What you are asked to do => Repeat the data that follows, word for word, without the images.

----- Supplied data -----

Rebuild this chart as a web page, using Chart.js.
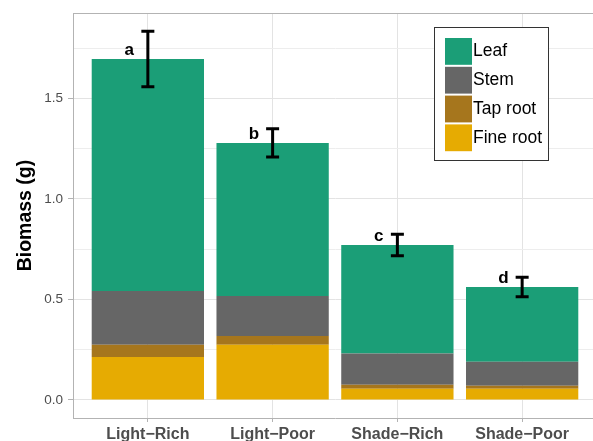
<!DOCTYPE html>
<html>
<head>
<meta charset="utf-8">
<script src="https://cdn.jsdelivr.net/npm/chart.js@4"></script>
<style>
  html, body { margin: 0; padding: 0; background: #ffffff; overflow: hidden; }
  canvas { display: block; }
</style>
</head>
<body>
<canvas id="chart" width="597" height="441"></canvas>
<script>
// Treatments along the x axis
const categories = ['Light−Rich', 'Light−Poor', 'Shade−Rich', 'Shade−Poor'];

// Mean biomass (g) of each plant part, stacked bottom to top
const fineRoot = [0.214, 0.274, 0.055, 0.055];
const tapRoot  = [0.060, 0.044, 0.020, 0.016];
const stem     = [0.268, 0.199, 0.156, 0.119];
const leaf     = [1.155, 0.762, 0.540, 0.372];

// Standard error of total biomass and significance groups
const totalSE      = [0.138, 0.070, 0.053, 0.048];
const groupLetters = ['a', 'b', 'c', 'd'];

// Y axis tick values (major every 0.5, minor between)
const yTicks = [0, 0.25, 0.5, 0.75, 1.0, 1.25, 1.5, 1.75];

const FONT = "'Liberation Sans', Arial, Helvetica, sans-serif";

const series = [
  { label: 'Fine root', values: fineRoot, color: '#e6ab02' },
  { label: 'Tap root',  values: tapRoot,  color: '#a6761d' },
  { label: 'Stem',      values: stem,     color: '#666666' },
  { label: 'Leaf',      values: leaf,     color: '#1b9e77' }
];

const totals = categories.map((_, i) => series.reduce((s, d) => s + d.values[i], 0));
const isMajor = v => Math.abs(v * 2 - Math.round(v * 2)) < 1e-6;

// Top edge of the panel border
const panelBorder = {
  id: 'panelBorder',
  beforeDatasetsDraw(chart) {
    const { ctx, chartArea } = chart;
    ctx.save();
    ctx.strokeStyle = '#b3b3b3';
    ctx.lineWidth = 1;
    ctx.beginPath();
    ctx.moveTo(chartArea.left, Math.round(chartArea.top) + 0.5);
    ctx.lineTo(chartArea.right, Math.round(chartArea.top) + 0.5);
    ctx.stroke();
    ctx.restore();
  }
};

// Error bars on total biomass plus group letters
const errorBars = {
  id: 'errorBars',
  afterDatasetsDraw(chart) {
    const { ctx } = chart;
    const xs = chart.scales.x, ys = chart.scales.y;
    ctx.save();
    ctx.strokeStyle = '#000000';
    ctx.lineWidth = 3;
    ctx.lineCap = 'butt';
    categories.forEach((_, i) => {
      const x = xs.getPixelForValue(i);
      const yTop = ys.getPixelForValue(totals[i] + totalSE[i]);
      const yBot = ys.getPixelForValue(totals[i] - totalSE[i]);
      const half = 6.5;
      ctx.beginPath();
      ctx.moveTo(x, yTop);
      ctx.lineTo(x, yBot);
      ctx.moveTo(x - half, yTop);
      ctx.lineTo(x + half, yTop);
      ctx.moveTo(x - half, yBot);
      ctx.lineTo(x + half, yBot);
      ctx.stroke();

      ctx.fillStyle = '#000000';
      ctx.font = 'bold 17px ' + FONT;
      ctx.textAlign = 'center';
      ctx.textBaseline = 'alphabetic';
      ctx.fillText(groupLetters[i], xs.getPixelForValue(i - 0.15), ys.getPixelForValue(totals[i] + 0.02));
    });
    ctx.restore();
  }
};

// Boxed legend inside the panel, Leaf listed first
const boxLegend = {
  id: 'boxLegend',
  afterDraw(chart) {
    const { ctx } = chart;
    const left = 434.5, top = 27.5, w = 114, h = 133;
    ctx.save();
    ctx.fillStyle = '#ffffff';
    ctx.fillRect(left, top, w, h);
    ctx.strokeStyle = '#333333';
    ctx.lineWidth = 1;
    ctx.strokeRect(left, top, w, h);
    const order = series.slice().reverse();
    ctx.font = '17.5px ' + FONT;
    ctx.textAlign = 'left';
    ctx.textBaseline = 'middle';
    order.forEach((s, k) => {
      const ky = 38 + k * 28.8;
      ctx.fillStyle = s.color;
      ctx.fillRect(445, ky, 27, 26.8);
      ctx.fillStyle = '#000000';
      ctx.fillText(s.label, 473, ky + 13.6);
    });
    ctx.restore();
  }
};

new Chart(document.getElementById('chart'), {
  type: 'bar',
  data: {
    datasets: series.map(s => ({
      label: s.label,
      data: s.values.map((v, i) => ({ x: i, y: v })),
      backgroundColor: s.color,
      borderWidth: 0,
      barPercentage: 0.9,
      categoryPercentage: 1.0
    }))
  },
  options: {
    responsive: false,
    animation: false,
    devicePixelRatio: 1,
    layout: { padding: { top: 13, right: 0, bottom: 0, left: 0 } },
    plugins: { legend: { display: false }, tooltip: { enabled: false } },
    scales: {
      x: {
        type: 'linear',
        stacked: true,
        offset: false,
        min: -0.6,
        max: 3.6,
        afterBuildTicks: s => { s.ticks = categories.map((_, i) => ({ value: i })); },
        afterFit: s => { s.height = 23; },
        grid: { offset: false, color: '#e3e3e3', lineWidth: 1, tickLength: 4, tickColor: '#b3b3b3' },
        border: { color: '#b3b3b3', width: 1 },
        ticks: {
          callback: v => categories[v],
          font: { family: FONT, size: 16, weight: 'bold' },
          color: '#4d4d4d',
          padding: 3,
          maxRotation: 0,
          autoSkip: false
        }
      },
      y: {
        stacked: true,
        min: -0.09,
        max: 1.925,
        afterBuildTicks: s => { s.ticks = yTicks.map(v => ({ value: v })); },
        afterFit: s => { s.width = 73; },
        grid: {
          color: ctx => (ctx.tick && !isMajor(ctx.tick.value)) ? '#ededed' : '#e3e3e3',
          lineWidth: 1,
          tickLength: 5,
          tickColor: ctx => (ctx.tick && isMajor(ctx.tick.value)) ? '#b3b3b3' : 'rgba(0,0,0,0)'
        },
        border: { color: '#b3b3b3', width: 1 },
        ticks: {
          callback: v => isMajor(v) ? v.toFixed(1) : '',
          font: { family: FONT, size: 13.5 },
          color: '#4d4d4d',
          padding: 5
        },
        title: {
          display: true,
          text: 'Biomass (g)',
          font: { family: FONT, size: 19.5, weight: 'bold' },
          color: '#000000',
          padding: { top: 14, bottom: 0 }
        }
      }
    }
  },
  plugins: [panelBorder, errorBars, boxLegend]
});
</script>
</body>
</html>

-----

Problem solution =>
Rebuild this chart as a web page, using Chart.js.
<!DOCTYPE html>
<html>
<head>
<meta charset="utf-8">
<script src="https://cdn.jsdelivr.net/npm/chart.js@4"></script>
<style>
  html, body { margin: 0; padding: 0; background: #ffffff; overflow: hidden; }
  canvas { display: block; }
</style>
</head>
<body>
<canvas id="chart" width="597" height="441"></canvas>
<script>
// Treatments along the x axis
const categories = ['Light−Rich', 'Light−Poor', 'Shade−Rich', 'Shade−Poor'];

// Mean biomass (g) of each plant part, stacked bottom to top
const fineRoot = [0.214, 0.274, 0.055, 0.055];
const tapRoot  = [0.060, 0.044, 0.020, 0.016];
const stem     = [0.268, 0.199, 0.156, 0.119];
const leaf     = [1.155, 0.762, 0.540, 0.372];

// Standard error of total biomass and significance groups
const totalSE      = [0.138, 0.070, 0.053, 0.048];
const groupLetters = ['a', 'b', 'c', 'd'];

// Y axis tick values (major every 0.5, minor between)
const yTicks = [0, 0.25, 0.5, 0.75, 1.0, 1.25, 1.5, 1.75];

const FONT = "'Liberation Sans', Arial, Helvetica, sans-serif";

const series = [
  { label: 'Fine root', values: fineRoot, color: '#e6ab02' },
  { label: 'Tap root',  values: tapRoot,  color: '#a6761d' },
  { label: 'Stem',      values: stem,     color: '#666666' },
  { label: 'Leaf',      values: leaf,     color: '#1b9e77' }
];

const totals = categories.map((_, i) => series.reduce((s, d) => s + d.values[i], 0));
const isMajor = v => Math.abs(v * 2 - Math.round(v * 2)) < 1e-6;

// Top edge of the panel border
const panelBorder = {
  id: 'panelBorder',
  beforeDatasetsDraw(chart) {
    const { ctx, chartArea } = chart;
    ctx.save();
    ctx.strokeStyle = '#b3b3b3';
    ctx.lineWidth = 1;
    ctx.beginPath();
    ctx.moveTo(chartArea.left, Math.round(chartArea.top) + 0.5);
    ctx.lineTo(chartArea.right, Math.round(chartArea.top) + 0.5);
    ctx.stroke();
    ctx.restore();
  }
};

// Error bars on total biomass plus group letters
const errorBars = {
  id: 'errorBars',
  afterDatasetsDraw(chart) {
    const { ctx } = chart;
    const xs = chart.scales.x, ys = chart.scales.y;
    ctx.save();
    ctx.strokeStyle = '#000000';
    ctx.lineWidth = 3;
    ctx.lineCap = 'butt';
    categories.forEach((_, i) => {
      const x = xs.getPixelForValue(i);
      const yTop = ys.getPixelForValue(totals[i] + totalSE[i]);
      const yBot = ys.getPixelForValue(totals[i] - totalSE[i]);
      const half = 6.5;
      ctx.beginPath();
      ctx.moveTo(x, yTop);
      ctx.lineTo(x, yBot);
      ctx.moveTo(x - half, yTop);
      ctx.lineTo(x + half, yTop);
      ctx.moveTo(x - half, yBot);
      ctx.lineTo(x + half, yBot);
      ctx.stroke();

      ctx.fillStyle = '#000000';
      ctx.font = 'bold 17px ' + FONT;
      ctx.textAlign = 'center';
      ctx.textBaseline = 'alphabetic';
      ctx.fillText(groupLetters[i], xs.getPixelForValue(i - 0.15), ys.getPixelForValue(totals[i] + 0.02));
    });
    ctx.restore();
  }
};

// Boxed legend inside the panel, Leaf listed first
const boxLegend = {
  id: 'boxLegend',
  afterDraw(chart) {
    const { ctx } = chart;
    const left = 434.5, top = 27.5, w = 114, h = 133;
    ctx.save();
    ctx.fillStyle = '#ffffff';
    ctx.fillRect(left, top, w, h);
    ctx.strokeStyle = '#333333';
    ctx.lineWidth = 1;
    ctx.strokeRect(left, top, w, h);
    const order = series.slice().reverse();
    ctx.font = '17.5px ' + FONT;
    ctx.textAlign = 'left';
    ctx.textBaseline = 'middle';
    order.forEach((s, k) => {
      const ky = 38 + k * 28.8;
      ctx.fillStyle = s.color;
      ctx.fillRect(445, ky, 27, 26.8);
      ctx.fillStyle = '#000000';
      ctx.fillText(s.label, 473, ky + 13.6);
    });
    ctx.restore();
  }
};

new Chart(document.getElementById('chart'), {
  type: 'bar',
  data: {
    datasets: series.map(s => ({
      label: s.label,
      data: s.values.map((v, i) => ({ x: i, y: v })),
      backgroundColor: s.color,
      borderWidth: 0,
      barPercentage: 0.9,
      categoryPercentage: 1.0
    }))
  },
  options: {
    responsive: false,
    animation: false,
    devicePixelRatio: 1,
    layout: { padding: { top: 13, right: 0, bottom: 0, left: 0 } },
    plugins: { legend: { display: false }, tooltip: { enabled: false } },
    scales: {
      x: {
        type: 'linear',
        stacked: true,
        offset: false,
        min: -0.6,
        max: 3.6,
        afterBuildTicks: s => { s.ticks = categories.map((_, i) => ({ value: i })); },
        afterFit: s => { s.height = 23; },
        grid: { offset: false, color: '#e3e3e3', lineWidth: 1, tickLength: 4, tickColor: '#b3b3b3' },
        border: { color: '#b3b3b3', width: 1 },
        ticks: {
          callback: v => categories[v],
          font: { family: FONT, size: 16, weight: 'bold' },
          color: '#4d4d4d',
          padding: 3,
          maxRotation: 0,
          autoSkip: false
        }
      },
      y: {
        stacked: true,
        min: -0.09,
        max: 1.925,
        afterBuildTicks: s => { s.ticks = yTicks.map(v => ({ value: v })); },
        afterFit: s => { s.width = 73; },
        grid: {
          color: ctx => (ctx.tick && !isMajor(ctx.tick.value)) ? '#ededed' : '#e3e3e3',
          lineWidth: 1,
          tickLength: 5,
          tickColor: ctx => (ctx.tick && isMajor(ctx.tick.value)) ? '#b3b3b3' : 'rgba(0,0,0,0)'
        },
        border: { color: '#b3b3b3', width: 1 },
        ticks: {
          callback: v => isMajor(v) ? v.toFixed(1) : '',
          font: { family: FONT, size: 13.5 },
          color: '#4d4d4d',
          padding: 5
        },
        title: {
          display: true,
          text: 'Biomass (g)',
          font: { family: FONT, size: 19.5, weight: 'bold' },
          color: '#000000',
          padding: { top: 14, bottom: 0 }
        }
      }
    }
  },
  plugins: [panelBorder, errorBars, boxLegend]
});
</script>
</body>
</html>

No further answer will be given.